Various video coding standards, e.g. MPEG-4 Part 10/AVC, apply a spatial based intra prediction algorithm for taking advantage of spatial redundancy within images. The intra prediction is done for various block sizes (e.g. 4×4, 8×8 and 16×16). Taking 4×4 block intra prediction as an example, there are in AVC nine pre-defined spatial predictors and the prediction directions for predicting. One of the biggest issues of intra prediction schemes employed in AVC is its complexity. In order to make a correct prediction of the current block, the blocks that are located on the left and upper side of a current block are reconstructed first, after their own encoding and before serving as predictors.

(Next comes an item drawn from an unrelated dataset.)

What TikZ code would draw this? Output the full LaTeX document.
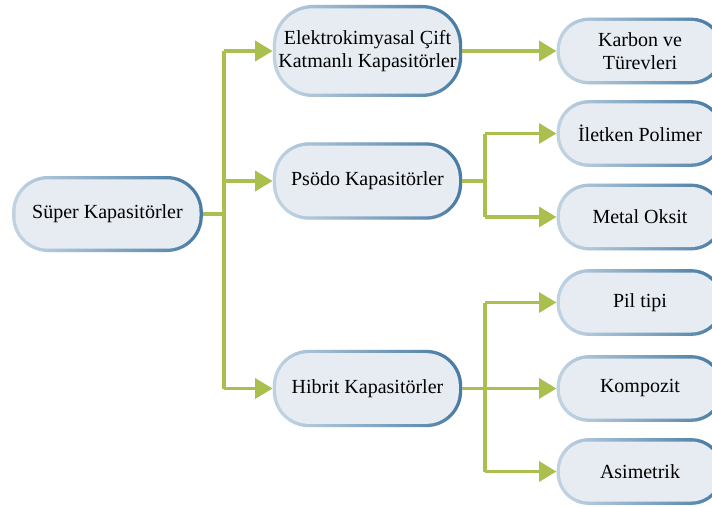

Therefore, image encoding can only be performed sequentially, in left-to-right and up-down directions.
Nowadays, the processing architectures are evolving from high performance sequential processor architecture to parallel processor architectures (e.g. IBM's cell processor, Intel's Larabee processor, and nVidia or AMD's GPUs etc.) The introduction of these processors is changing the way computation is done with computers. The more parallelism an application has, the better the application will perform on the processors. However, in AVC encoding, intra prediction cannot be efficiently be performed using these processors, due to the fact that intra prediction is a natural born sequential processing problem.
Several attempts have been tried to improve the performance of intra prediction in video encoding and decoding, which are targeted at pixel level parallelization. This approach can make prediction for a line of pixels according to the prediction mode. These methods are efficient on DSP or FPGA implementations, but the above-mentioned parallel processor architectures cannot take advantage of those proposed schemes.